Book: Hugh Wheeler; Score: Stephen Sondheim. At: Porchlight Music Theatre at Stage 773, 1225 W. Belmont Ave. Tickets: 773-327-5252 or www.porchlightmusictheatre.org; $39-$45. Runs through Nov. 9
Stephen Sondheim and Hugh Wheeler's 1979 musical thriller Sweeney Todd: The Demon Barber of Fleet Street has proven itself to be a masterpiece that can hold any size stage. When cast and designed well, Sweeney Todd can command both the grandest of opera houses and the tiniest of storefront theaters.
Porchlight Music Theatre's current revival of Sweeney Todd certainly makes the strongest of cases for intimate productionsespecially since it is so impeccably cast and designed. And if you happened to catch Porchlight's previous Jeff Award-winning production in the same Stage 773 space a decade ago, rest assured that director Michael Weber and music director Doug Peck have thoroughly reimagined the piece with plenty of new surprises this time around.
Take, for instance, the casting holdover of Rebecca Finnegan as the meat pie shop owner Mrs. Lovett.
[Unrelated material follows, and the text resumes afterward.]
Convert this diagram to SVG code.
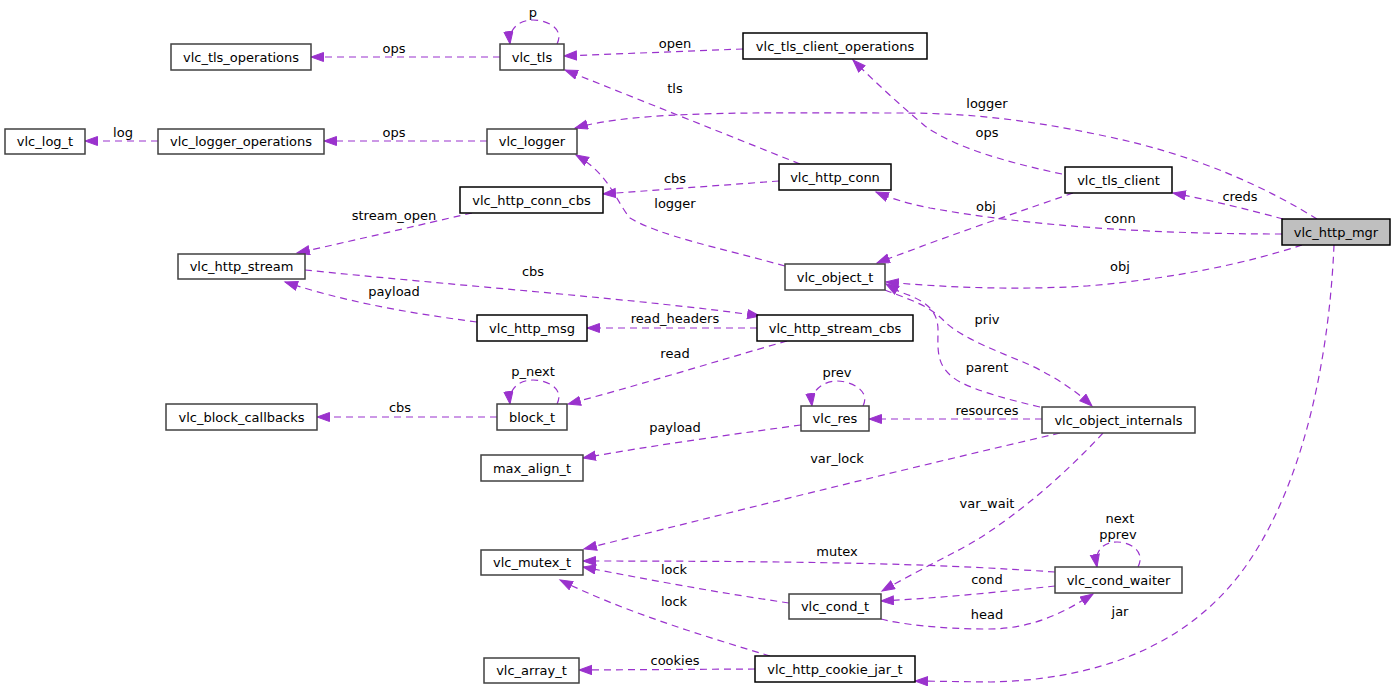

Finnegan has certainly rethought and grown into the role of the comic relief accomplice to the murderous title barber, performed with such forceful and vocally assured brooding by the hulking David Girolmo. Finnegan's prepared interjections during the competition with rival barber Pirelli ( a flashy Kevin Webb ) are a comic hoot, as are her many off-center approaches to the well-known dialogue.
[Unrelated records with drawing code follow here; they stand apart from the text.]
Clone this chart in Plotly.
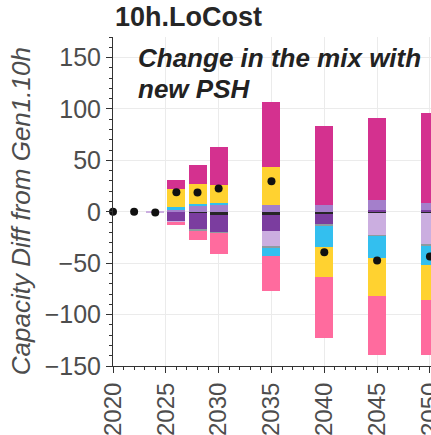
import numpy as np
import plotly.graph_objects as go

# Capacity change per technology relative to the Gen1.10h baseline (GW)
years = [2020, 2022, 2024, 2026, 2028, 2030, 2035, 2040, 2045, 2050]

coal      = [0, 0, 0,    -0.6,  -1.5,  -2.8,  -2.9,  -2.6,  -1.0,  -1.0]
gas_cc    = [0, 0, 0,    -8.5, -15.7, -17.6, -16.0,  -9.8,   2.0,   1.5]
battery   = [0, 0, 0,     1.6,   6.0,   7.0,   6.4,   6.4,   9.3,   7.3]
gas_ct    = [0, 0, -0.6, -1.6,   0.0,   0.0, -15.1,   0.0, -22.0, -31.0]
nuclear   = [0, 0, 0,     0.0,  -1.5,  -0.7,  -1.7,  -1.0,  -0.8,  -0.8]
hydro     = [0, 0, 0,     2.9,   1.1,   1.1,  -7.5, -20.6, -21.0, -19.4]
solar     = [0, 0, 0,    17.9,  19.5,  17.5,  37.4, -29.3, -37.4, -34.0]
wind      = [0, 0, 0,     9.0,  19.2,  37.7,  63.2,  77.0,  80.2,  86.9]
wind_off  = [0, 0, 0,    -1.7,  -8.3, -19.5, -34.1, -59.4, -56.8, -53.0]

x_ticks = [2020, 2025, 2030, 2035, 2040, 2045, 2050]

series = [
    ("Coal", coal, "#262626"),
    ("Gas-CC", gas_cc, "#7B3D9F"),
    ("Battery", battery, "#A47FCB"),
    ("Gas-CT", gas_ct, "#CBAEE0"),
    ("Nuclear", nuclear, "#8E9AA0"),
    ("Hydro", hydro, "#33BFEF"),
    ("Solar", solar, "#FFD230"),
    ("Wind", wind, "#D4318F"),
    ("Offshore Wind", wind_off, "#FF6B9E"),
]

net = np.sum(np.array([s[1] for s in series]), axis=0)

FONT = "Liberation Sans, Arial, sans-serif"

fig = go.Figure()
for name, vals, color in series:
    fig.add_trace(go.Bar(
        x=years, y=vals, name=name, width=1.7,
        marker=dict(color=color, line=dict(width=0)),
        showlegend=False,
    ))

fig.add_trace(go.Scatter(
    x=years, y=net, mode="markers", name="Net change",
    marker=dict(color="#111111", size=8),
    cliponaxis=False, showlegend=False,
))

axis_common = dict(
    showline=True, linecolor="#333333", linewidth=1,
    showgrid=True, gridcolor="#EBEBEB", gridwidth=1,
    zeroline=False, ticks="outside", ticklen=6, tickcolor="#333333",
    automargin=False, ticklabeloverflow="allow",
)

fig.update_layout(
    width=431, height=435,
    margin=dict(l=113, r=0, t=37, b=69),
    paper_bgcolor="white", plot_bgcolor="white",
    barmode="relative", bargap=0,
    font=dict(family=FONT),
    xaxis=dict(
        range=[2020, 2050.1], tickmode="array", tickvals=x_ticks,
        ticktext=[str(t) for t in x_ticks], tickangle=-90,
        tickfont=dict(family=FONT, size=24, color="#4D4D4D"),
        minor=dict(dtick=1, tick0=2020, ticks="outside", ticklen=3,
                   tickcolor="#333333", showgrid=False),
        **axis_common,
    ),
    yaxis=dict(
        range=[-150, 170], tick0=0, dtick=50,
        tickfont=dict(family=FONT, size=25, color="#4D4D4D"),
        minor=dict(dtick=10, tick0=0, ticks="outside", ticklen=3,
                   tickcolor="#333333", showgrid=False),
        **axis_common,
    ),
    annotations=[
        dict(text="<b>10h.LoCost</b>", xref="paper", yref="paper",
             x=0, y=1, xanchor="left", yanchor="bottom", yshift=3,
             showarrow=False, font=dict(family=FONT, size=27, color="#262626")),
        dict(text="<i>Capacity Diff from Gen1.10h</i>", xref="paper", yref="paper",
             x=-0.291, y=0.472, xanchor="center", yanchor="middle", textangle=-90,
             showarrow=False, font=dict(family=FONT, size=26, color="#4D4D4D")),
        dict(text="<b><i>Change in the mix with</i></b>", xref="paper", yref="paper",
             x=0.072, y=1, xanchor="left", yanchor="top", yshift=-4,
             showarrow=False, font=dict(family=FONT, size=26, color="#222222")),
        dict(text="<b><i>new PSH</i></b>", xref="paper", yref="paper",
             x=0.072, y=1, xanchor="left", yanchor="top", yshift=-35,
             showarrow=False, font=dict(family=FONT, size=26, color="#222222")),
    ],
)

fig.write_html("out.html")
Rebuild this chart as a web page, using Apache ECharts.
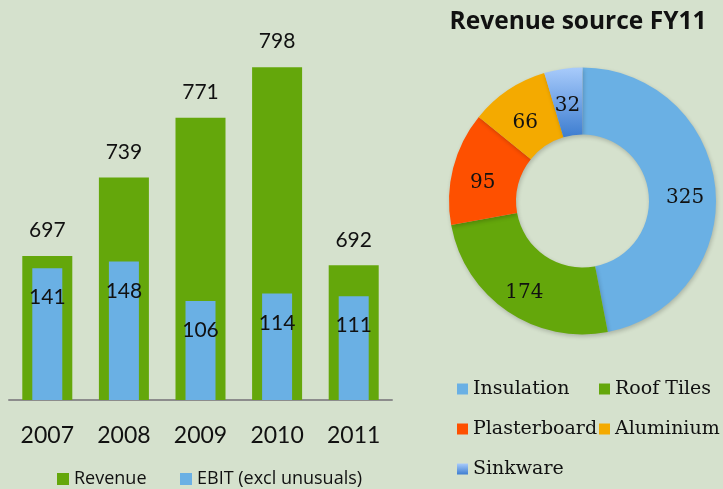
<!DOCTYPE html>
<html>
<head>
<meta charset="utf-8">
<script src="https://cdn.jsdelivr.net/npm/echarts@6/dist/echarts.min.js"></script>
<style>
html,body{margin:0;padding:0;background:#d5e1cd;}
#chart{width:723px;height:489px;}
</style>
</head>
<body>
<div id="chart"></div>
<script>
var years = ['2007', '2008', '2009', '2010', '2011'];
var revenue = [697, 739, 771, 798, 692];
var ebit = [141, 148, 106, 114, 111];
var sourceNames = ['Insulation', 'Roof Tiles', 'Plasterboard', 'Aluminium', 'Sinkware'];
var sourceValues = [325, 174, 95, 66, 32];

var GREEN = '#64a70b', BLUE = '#6ab0e4', ORANGE = '#fe5000', GOLD = '#f4aa00';
var sinkGrad = new echarts.graphic.LinearGradient(0, 0, 0, 1, [
  {offset: 0, color: '#a8cbfb'}, {offset: 1, color: '#3d7dd0'}
]);
var sourceColors = [BLUE, GREEN, ORANGE, GOLD, sinkGrad];

var sans = 'Lato, "Liberation Sans", sans-serif';
var sans2 = '"Open Sans", "Liberation Sans", sans-serif';
var serif = '"DejaVu Serif", serif';

var chart = echarts.init(document.getElementById('chart'), null, {renderer: 'canvas'});
chart.setOption({
  backgroundColor: '#d5e1cd',
  animation: false,
  title: {
    text: 'Revenue source FY11',
    left: 578, top: 10, textAlign: 'center', padding: 0,
    textStyle: {fontFamily: sans2, fontWeight: 'bold', fontSize: 24.5, color: '#111'}
  },
  grid: {left: 9, width: 383, top: 26, height: 374, containLabel: false},
  xAxis: [
    {type: 'category', data: years, gridIndex: 0,
     axisLine: {lineStyle: {color: '#8c8c8c', width: 2}},
     axisTick: {show: false},
     axisLabel: {fontFamily: sans, fontSize: 23, color: '#111', margin: 24}},
    {type: 'category', data: years, gridIndex: 0, show: false}
  ],
  yAxis: [
    {type: 'value', min: 620, max: 820, show: false, splitLine: {show: false}},
    {type: 'value', min: 0, max: 400, show: false, splitLine: {show: false}}
  ],
  legend: [
    {data: ['Revenue'], left: 57, top: 470, padding: 0, icon: 'rect', itemWidth: 12, itemHeight: 12,
     textStyle: {fontFamily: sans2, fontSize: 18, color: '#111'}},
    {data: ['EBIT (excl unusuals)'], left: 180, top: 470, padding: 0, icon: 'rect', itemWidth: 12, itemHeight: 12,
     textStyle: {fontFamily: sans2, fontSize: 18, color: '#111'}},
    {data: ['Insulation', 'Plasterboard', 'Sinkware'], orient: 'vertical', left: 457, top: 379, padding: 0,
     icon: 'rect', itemWidth: 11, itemHeight: 11, itemGap: 20,
     textStyle: {fontFamily: serif, fontSize: 19, lineHeight: 20, color: '#111'}},
    {data: ['Roof Tiles', 'Aluminium'], orient: 'vertical', left: 599, top: 379, padding: 0,
     icon: 'rect', itemWidth: 11, itemHeight: 11, itemGap: 20,
     textStyle: {fontFamily: serif, fontSize: 19, lineHeight: 20, color: '#111'}}
  ],
  series: [
    {name: 'Revenue', type: 'bar', xAxisIndex: 0, yAxisIndex: 0, data: revenue,
     barWidth: 50, itemStyle: {color: GREEN},
     label: {show: true, position: 'top', distance: 15, fontFamily: sans, fontSize: 21, color: '#111'}},
    {name: 'EBIT (excl unusuals)', type: 'bar', xAxisIndex: 1, yAxisIndex: 1, data: ebit,
     barWidth: 30, itemStyle: {color: BLUE},
     label: {show: true, position: 'insideTop', distance: 19, fontFamily: sans, fontSize: 21, color: '#111'}},
    {name: 'Revenue source FY11', type: 'pie', center: [582.5, 201], radius: [66.5, 133.5],
     startAngle: 90, clockwise: true, avoidLabelOverlap: false,
     data: sourceNames.map(function (n, i) {
       return {name: n, value: sourceValues[i], itemStyle: {color: sourceColors[i]}};
     }),
     itemStyle: {shadowBlur: 4, shadowOffsetX: 1, shadowOffsetY: 2, shadowColor: 'rgba(0,0,0,0.2)'},
     label: {show: true, position: 'inside', formatter: '{c}', fontFamily: serif, fontSize: 20,
             color: '#111', offset: [0, 7]},
     labelLine: {show: false},
     emphasis: {disabled: true}}
  ]
});
</script>
</body>
</html>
Weber also defies expectations with his new approach to the mechanical barber chair, with victims being treated more like slabs of meat than in other productions. He also structures the piece via thrilling flashback that includes a trip to the morgue.
There is also an all-enveloping environmental flavor in Jeffrey D. Kmiec's Victorian set design, which has audiences entering into the creepy theater space via Mrs. Lovett's massive meat pie oven. Sound designer Jenna Moran also deserves plenty of kudos for providing the right sound balance to hear all of Sondheim's tricky lyrics within this theater space that hasn't been the friendliest to musical theater. Of course, it also helps that Weber has cast such a vocally assured ensemble from main characters like Brian Acker as the dashing and upstanding sailor Anthony and Edward J. MacLennan as the extremely tall and menacing Judge Turpin, right down to each hard-working chorus member.
If there are complaints to be had, it's noticeable that some ensemble members' first-night nerves had them miss some obvious vocal entrances and flub some lyrics. Also, Sondheim purists might bemoan Weber's decision not to include the optional cuts like the Judge's flagellation song and Pirelli's tooth-pulling competition.
But when it comes to providing genuine musical chills, Porchlight's revival of Sweeney Todd certainly delivers a powerful wallop in a gloriously intimate production. It's a must for both newcomers to Sweeney Todd and those fanatics ( like myself ) who know every lyric backward and forward.